In a natural and enjoyable way, the children discovered the relationship between how they live and how this affects climate change. They realised they need to reduce the amount of plastics they buy and the use of fossil fuels within the wider society.

Interestingly they learned that plastics are made from oil and they are having an increased effect on climate change.

During the early stages of the programme the children learned to construct their own learning in science, technology, engineering and maths (STEM) as they participated in active learning lessons facilitated by artist Evelyn Sorohan and class teachers using a co-teaching model.

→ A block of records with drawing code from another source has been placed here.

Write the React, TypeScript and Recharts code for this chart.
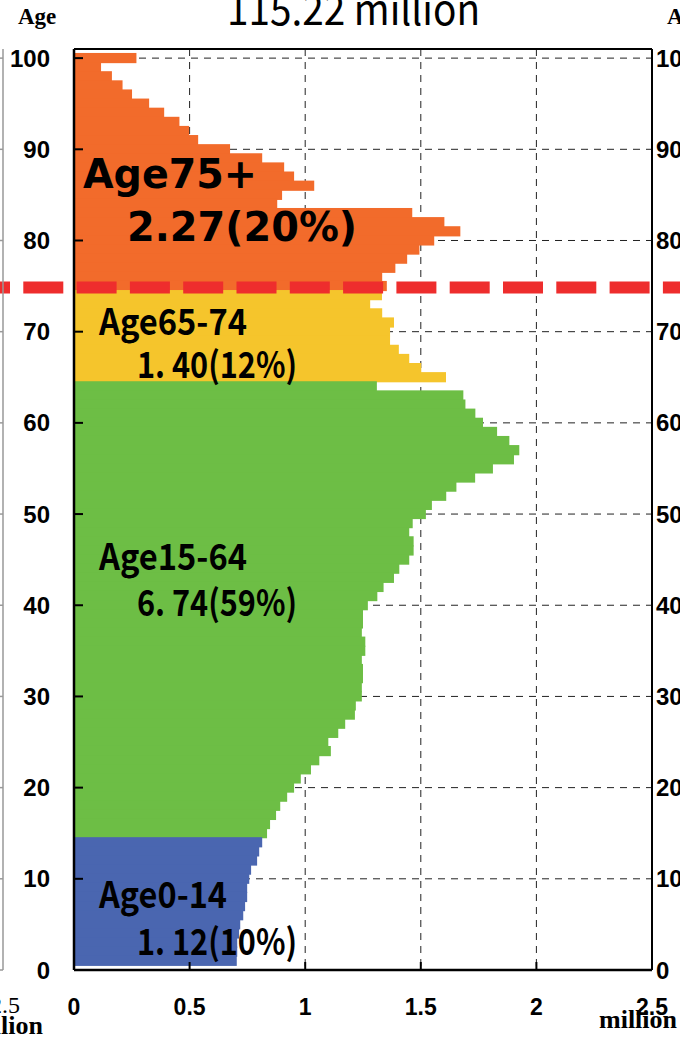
import { BarChart, Bar, Cell, XAxis, YAxis, CartesianGrid, ReferenceLine } from 'recharts'

document.body.style.margin = '0'

// population by single year of age, ages 1..100 (million)
const ages = Array.from({ length: 100 }, (_, i) => i + 1)
const population = [
  0.704, 0.706, 0.706, 0.714, 0.719, 0.732, 0.74, 0.749, 0.749, 0.758,
  0.766, 0.792, 0.801, 0.814, 0.835, 0.848, 0.874, 0.892, 0.922, 0.952,
  0.981, 1.025, 1.061, 1.111, 1.1, 1.143, 1.173, 1.215, 1.219, 1.245,
  1.245, 1.25, 1.25, 1.245, 1.26, 1.26, 1.245, 1.25, 1.25, 1.271,
  1.312, 1.339, 1.384, 1.407, 1.45, 1.469, 1.469, 1.45, 1.465, 1.522,
  1.548, 1.61, 1.654, 1.735, 1.812, 1.903, 1.926, 1.883, 1.83, 1.769,
  1.736, 1.693, 1.684, 1.31, 1.609, 1.502, 1.45, 1.405, 1.367, 1.367,
  1.384, 1.333, 1.281, 1.332, 1.353, 1.333, 1.39, 1.441, 1.494, 1.558,
  1.671, 1.602, 1.463, 0.879, 0.9, 1.039, 0.952, 0.909, 0.814, 0.675,
  0.537, 0.498, 0.456, 0.39, 0.325, 0.251, 0.21, 0.164, 0.117, 0.27,
]

const ageTicks = [0, 10, 20, 30, 40, 50, 60, 70, 80, 90, 100]
const millionTicks = [0, 0.5, 1, 1.5, 2, 2.5]

// age groups: lower bound, name and total
const groupStarts = [0, 15, 65, 75]
const groupNames = ['Age0-14', 'Age15-64', 'Age65-74', 'Age75+']
const groupTotals = ['1. 12(10%)', '6. 74(59%)', '1. 40(12%)', '2.27(20%)']
const groupColors = ['#4A66B0', '#6DBE45', '#F5C52C', '#F26B2B']

const totalLabel = '115.22 million'

const groupOf = (age: number) => {
  let g = 0
  groupStarts.forEach((s, i) => {
    if (age >= s) g = i
  })
  return g
}

// rows from top (101, empty) down to 0 (empty) so the frame sits on band centres
const rows = [
  { age: 101, value: null as number | null },
  ...ages
    .map((a, i) => ({ age: a, value: population[i] as number | null }))
    .reverse(),
  { age: 0, value: null as number | null },
]

const BAND = 921 / 101

const boldSans = 'Liberation Sans, Arial, sans-serif'
const gothic = '"Noto Sans CJK JP", sans-serif'
const serif = 'Liberation Serif, Times New Roman, serif'

function LeftTick({ x, y, payload }: any) {
  return (
    <g>
      <line x1={x} x2={x + 9} y1={y} y2={y} stroke="#000" strokeWidth={2} />
      <text x={x - 24} y={y + 8.5} textAnchor="end" fontFamily={boldSans} fontWeight="bold" fontSize={24} fill="#000">
        {payload.value}
      </text>
    </g>
  )
}

function RightTick({ x, y, payload }: any) {
  return (
    <text x={x + 4} y={y + 8.5} textAnchor="start" fontFamily={boldSans} fontWeight="bold" fontSize={24} fill="#000">
      {payload.value}
    </text>
  )
}

function BottomTick({ x, y, payload }: any) {
  return (
    <g>
      <line x1={x} x2={x} y1={y} y2={y - 8} stroke="#000" strokeWidth={2} />
      <text x={x} y={y + 45} textAnchor="middle" fontFamily={boldSans} fontWeight="bold" fontSize={23} fill="#000">
        {payload.value}
      </text>
    </g>
  )
}

// bars touch each other like a histogram
function FlushBar({ x, y, width, height, fill }: any) {
  if (!width || width <= 0) return null
  return <rect x={x} y={y - 0.6} width={width} height={height + 1.2} fill={fill} />
}

function RedDash(props: any) {
  const y = props.y1 + 1.5
  return <line x1={-30} x2={700} y1={y} y2={y} stroke="#EE2D2D" strokeWidth={12} strokeDasharray="40 13.3" />
}

function Annotations() {
  const jp = { fontFamily: gothic, fontWeight: 'bold' as const, fontSize: 36, fill: '#000', lengthAdjust: 'spacingAndGlyphs' as const }
  const heavy = { fontFamily: 'DejaVu Sans, sans-serif', fontWeight: 'bold' as const, fontSize: 40, fill: '#000', lengthAdjust: 'spacingAndGlyphs' as const }
  return (
    <svg width={680} height={1041} style={{ position: 'absolute', left: 0, top: 0, pointerEvents: 'none' }}>
      <text x={227} y={25} fontFamily={gothic} fontSize={42} textLength={253} lengthAdjust="spacingAndGlyphs" fill="#000">
        {totalLabel}
      </text>
      <text x={18} y={24} fontFamily={serif} fontWeight="bold" fontSize={23} fill="#000">Age</text>
      <text x={667} y={24} fontFamily={serif} fontWeight="bold" fontSize={23} fill="#000">Age</text>
      <text x={599} y={1028} fontFamily={serif} fontWeight="bold" fontSize={26} fill="#000">million</text>
      <text x={43} y={1034} textAnchor="end" fontFamily={serif} fontWeight="bold" fontSize={26} fill="#000">million</text>
      <text x={20} y={1013} textAnchor="end" fontFamily={serif} fontSize={24} fill="#000">2.5</text>
      <line x1={3} x2={3} y1={49} y2={970} stroke="#999" strokeWidth={1.5} />
      {ageTicks.map((t) => (
        <line key={t} x1={0} x2={3} y1={970 - t * BAND} y2={970 - t * BAND} stroke="#999" strokeWidth={1.5} />
      ))}

      <text x={83} y={188} textLength={174} {...heavy}>{groupNames[3]}</text>
      <text x={127} y={241} textLength={230} {...heavy}>{groupTotals[3]}</text>
      <text x={99} y={335} textLength={148} {...jp}>{groupNames[2]}</text>
      <text x={137} y={378} textLength={160} {...jp}>{groupTotals[2]}</text>
      <text x={99} y={570} textLength={148} {...jp}>{groupNames[1]}</text>
      <text x={137} y={616} textLength={160} {...jp}>{groupTotals[1]}</text>
      <text x={99} y={908} textLength={128} {...jp}>{groupNames[0]}</text>
      <text x={137} y={955} textLength={160} {...jp}>{groupTotals[0]}</text>
    </svg>
  )
}

export default function App() {
  return (
    <div style={{ position: 'relative', width: 680, height: 1041, background: '#fff', overflow: 'hidden' }}>
      <BarChart
        width={680}
        height={1041}
        data={rows}
        layout="vertical"
        margin={{ top: 49, right: 0, bottom: 0, left: 14 }}
        barCategoryGap={0}
      >
        <CartesianGrid stroke="#222" strokeDasharray="7 6" />
        <XAxis
          type="number"
          domain={[0, 2.5]}
          ticks={millionTicks}
          interval={0}
          height={71}
          tickSize={0}
          tickMargin={0}
          tickLine={false}
          tick={<BottomTick />}
          axisLine={{ stroke: '#000', strokeWidth: 2.5 }}
        />
        <YAxis
          type="category"
          dataKey="age"
          width={60}
          ticks={ageTicks}
          interval={0}
          padding={{ top: -BAND / 2, bottom: -BAND / 2 }}
          tickSize={0}
          tickMargin={0}
          tickLine={false}
          tick={<LeftTick />}
          axisLine={{ stroke: '#000', strokeWidth: 2.5 }}
        />
        <YAxis
          yAxisId="r"
          orientation="right"
          type="category"
          dataKey="age"
          width={28}
          ticks={ageTicks}
          interval={0}
          padding={{ top: -BAND / 2, bottom: -BAND / 2 }}
          tickSize={0}
          tickMargin={0}
          tickLine={false}
          tick={<RightTick />}
          axisLine={{ stroke: '#000', strokeWidth: 2 }}
        />
        <Bar dataKey="value" isAnimationActive={false} shape={<FlushBar />}>
          {rows.map((r) => (
            <Cell key={r.age} fill={groupColors[groupOf(r.age)]} />
          ))}
        </Bar>
        <ReferenceLine y={101} stroke="#000" strokeWidth={2} />
        <ReferenceLine y={75} shape={<RedDash />} />
      </BarChart>
      <Annotations />
    </div>
  )
}
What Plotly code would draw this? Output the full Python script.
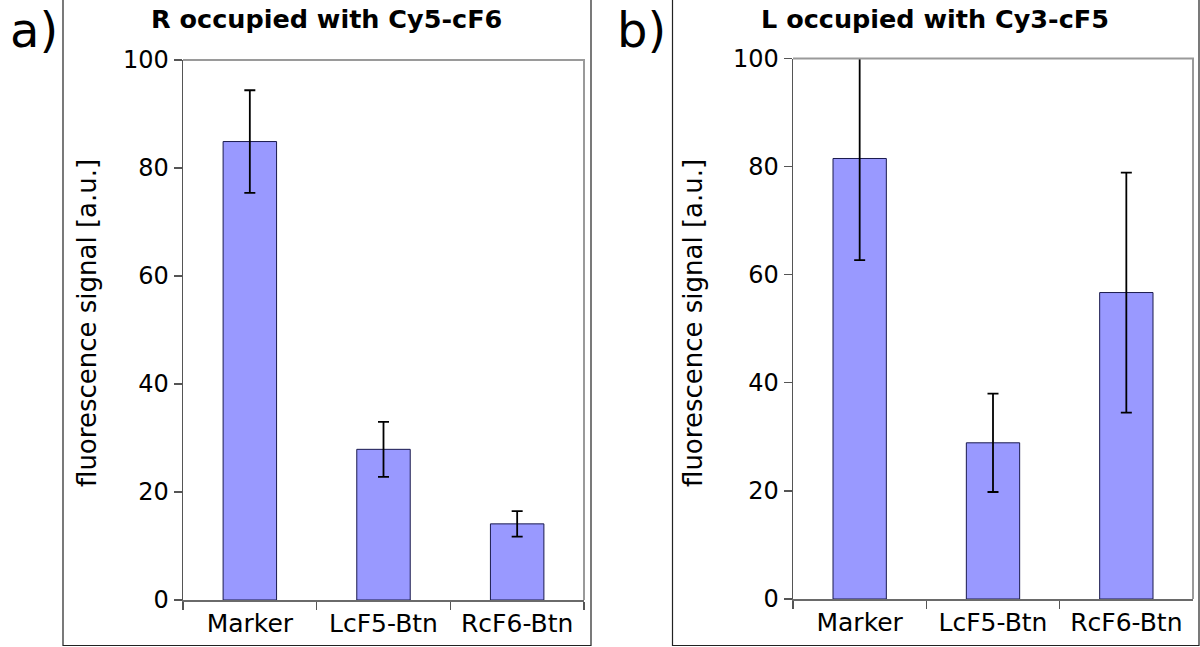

Seán O’Neill, teacher and principal of Connolly N.S. noted how much the children had learned through this programme and how they came to a deeper understanding of climate change, stating, “It inspired creativity, co-operation and innovation amongst the children. Our artist tied in the elements of this programme with the curriculum and it also helped us recently achieve our fourth Green Schools Flag.”

At the official unveiling of the piece Evelyn explained the process of how she created this piece out of the children’s recycled toys and waste. It now takes pride of place in the corridor of the school, reminding the children to be more conscious of climate change.